Directed by Alexadre Aja and produced by Sam Raimi, Crawl is a refreshing entry in the “When Animals Attack” genre. Much like other films of its ilk, Crawl focuses on a relatively small cast; namely, Haley (Kaya Scodelario) and her father (Barry Pepper). The two are estranged after the divorce of Haley’s parents, but when her older sister Beth calls and informs her of a massive hurricane barreling towards Florida, Haley decides to head back to her childhood hometown to check on her dad. Upon returning to the house, however, Haley discovers that the storm may be the least of their worries as alligators begin to emerge from the flooding waters.

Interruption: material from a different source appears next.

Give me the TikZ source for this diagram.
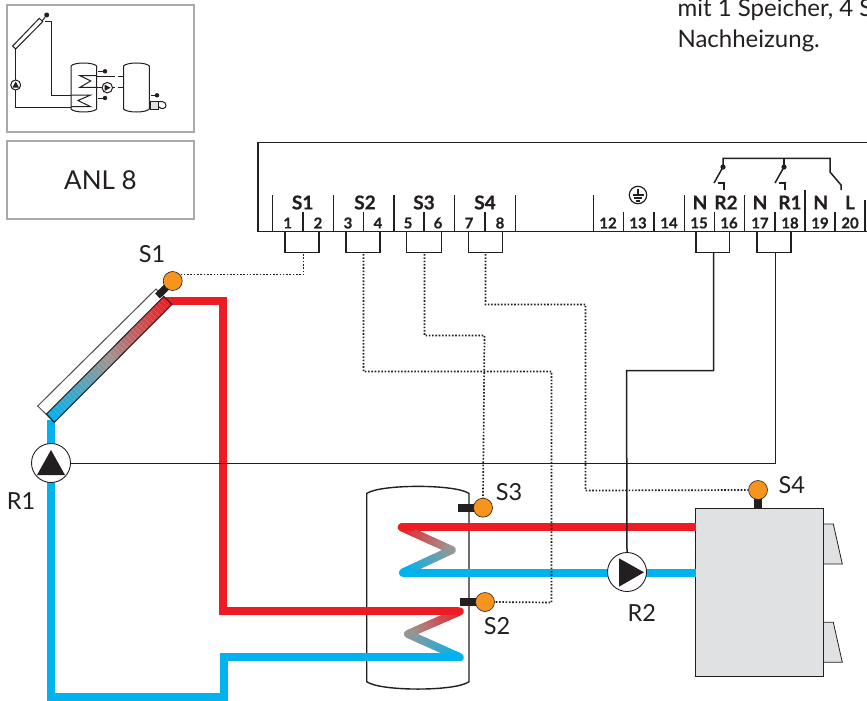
\documentclass[tikz,border=0pt]{standalone}
\usepackage{fontspec}
\setmainfont{Lato}
\usetikzlibrary{calc}
\definecolor{ink}{HTML}{231F20}
\definecolor{pipered}{HTML}{ED1C24}
\definecolor{pipeblue}{HTML}{00B2EE}
\definecolor{midgray}{HTML}{A09490}
\definecolor{sensorfill}{HTML}{F7941D}
\definecolor{boilerfill}{HTML}{DFE1E3}
\definecolor{framegray}{HTML}{A7A9AC}
\newcommand{\setgrad}[1]{%
  \pgfmathsetmacro{\gpa}{#1<0.5 ? 100-#1*200 : 0}%
  \pgfmathsetmacro{\gpb}{#1<0.5 ? 0 : #1*200-100}%
  \pgfmathtruncatemacro{\gsel}{#1<0.5 ? 1 : 0}%
  \ifnum\gsel=1 \colorlet{gc}{pipered!\gpa!midgray}\else\colorlet{gc}{pipeblue!\gpb!midgray}\fi}
\newcommand{\gradline}[3]{%
  \foreach \k in {0,...,19}{%
    \pgfmathsetmacro{\ta}{\k/20}%
    \pgfmathsetmacro{\tb}{(\k+1)/20}%
    \pgfmathsetmacro{\tg}{#3+(\k+0.5)/40}%
    \setgrad{\tg}%
    \draw[line width=8pt,line cap=round,color=gc] ($(#1)!\ta!(#2)$) -- ($(#1)!\tb!(#2)$);
  }}
\tikzset{
  frame/.style={draw=framegray,line width=1.2pt},
  redpipe/.style={draw=pipered,line width=8pt},
  bluepipe/.style={draw=pipeblue,line width=8pt},
  sensor/.style={circle,draw=ink,line width=0.6pt,fill=sensorfill,minimum size=19pt,inner sep=0pt},
  pumpnode/.style={circle,draw=ink,line width=0.9pt,fill=white,minimum size=39pt,inner sep=0pt},
  dotwire/.style={draw=ink,line width=1.7pt,dash pattern=on 1.6pt off 1.7pt},
  wire/.style={draw=ink,line width=1.5pt},
  block/.style={draw=ink,line width=1.5pt},
  lbl/.style={font=\fontsize{23.5}{25}\selectfont,text=ink,inner sep=0pt},
  body/.style={font=\fontsize{24}{26}\selectfont,text=ink,inner sep=0pt,anchor=base west},
  sname/.style={font=\fontsize{19}{20}\selectfont\bfseries\addfontfeature{FakeBold=0.5},text=ink,inner sep=0pt},
  tnum/.style={font=\fontsize{15}{17}\selectfont\bfseries\addfontfeature{FakeBold=0.5},text=ink,inner sep=0pt},
  ico/.style={draw=ink,line width=1pt},
}
\begin{document}
\begin{tikzpicture}[x=1pt,y=-1pt]
\useasboundingbox (0,0) rectangle (867,701);
% --- text top right
\node[body] (t1) at (677.3,16.5) {mit 1 Speicher, 4 S};
\node[body] (t2) at (677.3,47.5) {Nachheizung.};
% --- frames
\draw[frame] (7,5) rectangle (194,132);
\node[draw=framegray,line width=1.2pt,minimum width=187pt,minimum height=78pt,inner sep=0pt,font=\fontsize{26}{28}\selectfont,text=ink] (anl) at (100.5,180) {ANL 8};
% --- icon
\draw[ico,fill=white] (12.7,46) -- (39.3,18.3) -- (42.7,21.7) -- (15.7,49) -- cycle;
\node[circle,fill=ink,minimum size=5pt,inner sep=0pt] (id1) at (46.7,15) {};
\draw[ico] (id1) -- (42,21);
\draw[ico] (45,22) -- (51,22) -- (51,95) -- (71,95);
\draw[ico] (15.7,49) -- (15.7,107) -- (71,107);
\node[circle,draw=ink,line width=1pt,minimum size=10pt,inner sep=0pt,fill=white] (ip1) at (15.7,85) {};
\fill[ink] (15.7,81.5) -- (19,87.5) -- (12.4,87.5) -- cycle;
\draw[ico] (71,66) .. controls (74,62) and (93,62) .. (96.7,66) -- (96.7,109) .. controls (93,113) and (74,113) .. (71,109) -- cycle;
\draw[ico] (123.5,66) .. controls (127,62) and (146,62) .. (149.3,66) -- (149.3,109) .. controls (146,113) and (127,113) .. (123.5,109) -- cycle;
\draw[ico] (96.7,75.7) -- (80,75.7) -- (90.7,81) -- (80,87.3) -- (96.7,87.3);
\draw[ico] (71,95) -- (90.7,95) -- (78,100.5) -- (90.7,106.7) -- (71,106.7);
\node[circle,fill=ink,minimum size=4.5pt,inner sep=0pt] (id2) at (105,71.3) {};
\node[circle,fill=ink,minimum size=4.5pt,inner sep=0pt] (id3) at (105,98) {};
\node[circle,fill=ink,minimum size=4.5pt,inner sep=0pt] (id4) at (157,95.3) {};
\draw[ico] (98,71.3) -- (id2);
\draw[ico] (98,98) -- (id3);
\draw[ico] (151,95.3) -- (id4);
\draw[ico] (96.7,76) -- (115,76);
\draw[ico] (118,76) -- (123.5,76);
\draw[ico] (96.7,87.7) -- (115,87.7);
\draw[ico] (118,87.7) -- (123.5,87.7);
\node[circle,draw=ink,line width=1pt,minimum size=10.5pt,inner sep=0pt,fill=white] (ip2) at (107.3,87.7) {};
\fill[ink] (104.5,84.5) -- (110.5,87.7) -- (104.5,91) -- cycle;
\draw[ico,fill=boilerfill] (150.7,101.5) rectangle (158,109.3);
\draw[ico] (158,102) .. controls (160,101) and (166,101) .. (166,105.5) .. controls (166,109) and (161,109.5) .. (159,107);
% --- terminal block
\draw[block] (258,232) -- (258,142.7) -- (867,142.7);
\draw[block] (258,231.7) -- (867,231.7);
\foreach \x in {272.7,333.3,394,454.3,515.7,593.3,684.3,744.3}
  \draw[block] (\x,195) -- (\x,231.7);
\draw[block] (805,190) -- (805,231.7);
\draw[block] (865,200) -- (865,231.7);
\foreach \x in {303,363.7,424,485,623.7,654,714.3,775,835}
  \draw[block] (\x,212) -- (\x,231.7);
\node[sname] (nS1) at (302.7,202.5) {S1};
\node[sname] (nS2) at (365,202.5) {S2};
\node[sname] (nS3) at (424,202.5) {S3};
\node[sname] (nS4) at (485,202.5) {S4};
\node[sname] (nN1) at (700,202.5) {N};
\node[sname] (nR2) at (726,202.5) {R2};
\node[sname] (nN2) at (760,202.5) {N};
\node[sname] (nR1) at (790,202.5) {R1};
\node[sname] (nN3) at (820.7,202.5) {N};
\node[sname] (nL) at (850,202.5) {L};
\foreach \x/\n in {287.7/1,318/2,348/3,378/4,408/5,438/6,469/7,500/8,608/12,638/13,669/14,699/15,729/16,760/17,790/18,820/19,850/20}
  \node[tnum] (term\n) at (\x,223) {\n};
% earth
\draw[ink,line width=1.2pt] (638,195) circle (8.7pt);
\draw[ink,line width=1.1pt] (638,188.5) -- (638,195) (632.5,195) -- (643.5,195) (634,198) -- (642,198) (636,201) -- (640,201);
% relays
\draw[block] (723,167) -- (723,158.3) -- (830,158.3) -- (830,172) -- (841,185) -- (841,190);
\draw[block] (784,158.3) -- (784,167);
\fill[ink] (723,167) circle (2.6pt) (784,167) circle (2.6pt);
\draw[block] (723,167) -- (714,183);
\draw[block] (784,167) -- (775,183);
\draw[wire] (718,183) -- (724,183) -- (724,190);
\draw[wire] (779,183) -- (785,183) -- (785,190);
% connectors brackets
\foreach \a/\b in {285/319,346/380,406.7/441.3,468.3/502.3,696/729.7,757/791}
  \draw[block] (\a,231.7) -- (\a,252.5) -- (\b,252.5) -- (\b,231.7);
\coordinate (bS1) at (303.5,254);
\coordinate (bS2) at (363.5,254);
\coordinate (bS3) at (424.5,254);
\coordinate (bS4) at (485.5,254);
\coordinate (bR2) at (713.5,252.5);
\coordinate (bR1) at (775.5,252.5);
% --- tank
\draw[ink,line width=1.4pt] (366.7,493.5) .. controls (380,484) and (456,484) .. (469,493.5) -- (469,681.7) .. controls (456,691.5) and (380,691.5) .. (366.7,681.7) -- cycle;
% --- boiler
\draw[draw=ink,line width=0.8pt,fill=boilerfill] (823.3,524) -- (833.3,524) -- (842.3,564) -- (823.3,564) -- cycle;
\draw[draw=ink,line width=0.8pt,fill=boilerfill] (823.3,622.3) -- (833.3,622.3) -- (842.3,662.3) -- (823.3,662.3) -- cycle;
\node[draw=ink,line width=1.1pt,fill=boilerfill,minimum width=127.6pt,minimum height=168.4pt,inner sep=0pt] (boiler) at (759.5,592.5) {};
% --- pipes
\draw[redpipe] (165,300.7) -- (223.3,300.7) -- (223.3,611.3) -- (362,611.3) -- (456,611.3);
\draw[bluepipe] (51,420) -- (51,696.5) -- (224,696.5) -- (224,657.3) -- (456,657.3);
\draw[redpipe] (401.7,527.3) -- (696,527.3);
\draw[bluepipe] (403,572.5) -- (696,572.5);
% coils
\coordinate (cA) at (401.7,527.3);
\coordinate (cB) at (451.7,550);
\coordinate (cC) at (403,572.5);
\coordinate (cD) at (460,611.3);
\coordinate (cE) at (408,634);
\coordinate (cF) at (460,657.3);
\gradline{cA}{cB}{0}
\gradline{cB}{cC}{0.5}
\gradline{cD}{cE}{0}
\gradline{cE}{cF}{0.5}
\draw[line width=8pt,line cap=round,pipered] (401.7,527.3) -- (412,527.3);
\draw[line width=8pt,line cap=round,pipeblue] (403,572.5) -- (412,572.5);
\draw[line width=8pt,line cap=round,pipered] (440,611.3) -- (458,611.3);
\draw[line width=8pt,line cap=round,pipeblue] (440,657.3) -- (458,657.3);
% --- collector
\draw[ink!80,line width=1pt,fill=white] (37.7,406) -- (156,289) -- (171.7,304.3) -- (54.3,422.3) -- cycle;
\coordinate (pA) at (163.8,296.5);
\coordinate (pB) at (171.9,304.3);
\coordinate (pC) at (46.5,414);
\coordinate (pD) at (54.3,422.3);
\foreach \k in {0,...,39}{
  \pgfmathsetmacro{\ta}{\k/40}
  \pgfmathsetmacro{\tb}{(\k+1)/40}
  \pgfmathsetmacro{\tg}{(\k+0.5)/40}
  \setgrad{\tg}
  \filldraw[fill=gc,draw=gc,line width=0.4pt] ($(pA)!\ta!(pC)$) -- ($(pA)!\tb!(pC)$) -- ($(pB)!\tb!(pD)$) -- ($(pB)!\ta!(pD)$) -- cycle;
}
\foreach \k in {1,...,39}{
  \pgfmathsetmacro{\tb}{\k/40}
  \draw[white,opacity=0.18,line width=0.4pt] ($(pA)!\tb!(pC)$) -- ($(pB)!\tb!(pD)$);
}
\draw[ink,line width=0.9pt] (pA) -- (pB) -- (pD) -- (pC) -- cycle;
% --- sensors
\draw[ink,line width=7pt] (172.7,281) -- (157.5,296);
\draw[ink,line width=7.4pt] (458.3,508) -- (475,508);
\draw[ink,line width=7.4pt] (460,602) -- (477,602);
\draw[ink,line width=8pt] (758,492) -- (758,508);
\node[sensor] (sS1) at (172.7,281) {};
\node[sensor] (sS3) at (483,507.7) {};
\node[sensor] (sS2) at (485,602) {};
\node[sensor] (sS4) at (758,490) {};
% --- pumps
\node[pumpnode] (pR1) at (51,463) {};
\node[pumpnode] (pR2) at (627,572) {};
\fill[ink] (51,450) -- (65,475) -- (37,475) -- cycle;
\fill[ink] (619,558.3) -- (644,572.3) -- (619,586.7) -- cycle;
% --- wires
\draw[dotwire] (bS1) -- (303.5,274.5) -- (sS1.north east |- 303.5,274.5);
\draw[dotwire] (bS2) -- (363.5,371.5) -- (551.5,371.5) -- (551.5,602.5) -- (sS2.east);
\draw[dotwire] (bS3) -- (424.5,335.5) -- (484.5,335.5) -- (sS3.north);
\draw[dotwire] (bS4) -- (485.5,304.5) -- (585.5,304.5) -- (585.5,490.5) -- (sS4.west);
\draw[wire] (bR2) -- (713.5,370.5) -- (626.5,370.5) -- (pR2.north);
\draw[wire] (bR1) -- (775.5,463.5) -- (pR1.east |- 775.5,463.5);
% --- labels
\node[lbl] (lS1) at (152,254) {S1};
\node[lbl] (lR1) at (21,501) {R1};
\node[lbl] (lS3) at (509,492.5) {S3};
\node[lbl] (lS2) at (497,625.7) {S2};
\node[lbl] (lS4) at (791.7,485) {S4};
\node[lbl] (lR2) at (641.7,612.7) {R2};
\end{tikzpicture}
\end{document}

The movie’s IMDB page lists fifteen cast members, but the majority of its runtime is spent on Haley and her dad (and their dog Sugar, of course). Likewise, the setting of the film is almost exclusively within the house, with more than half of Crawl taking place in the house's unfinished basement/crawlspace. Aja and his cast use these spatial constraints to create a space that makes sense geographically with stakes and dimensions. Scodelario and Pepper give solid performances as well, which helps to keep us invested not only in their fear and desperation, but the tension between them.
Crawl is well paced and takes very little time to get into the action. We have seen the alligator within the first fifteen minutes and the film doesn’t let its foot off the gas for more than a moment for the remaining seventy-five. Where a shark’s eyes are dead and haunting, an alligator’s eyes glint in the dark, and blink in that creepy double-lidded way that makes your skin raise into goosebumps. The film’s one weakness might be that the alligator effects don’t always look as realistic as we might like, but certainly didn’t keep me from getting caught by every single jump!
If horror movie sharks are scary then the premise of most shark movies – that people are somewhere they aren’t really supposed to be – makes them feel scarier but more distant. Alligators, on the other hand, are amphibious. The tactics that they use to hunt and to subdue their prey are terrifying, and make for especially novel visuals on film. Rather than being somewhere they shouldn’t be, Haley and her father are in their own home. It is the monster who has gotten in, and that is all the more unsettling.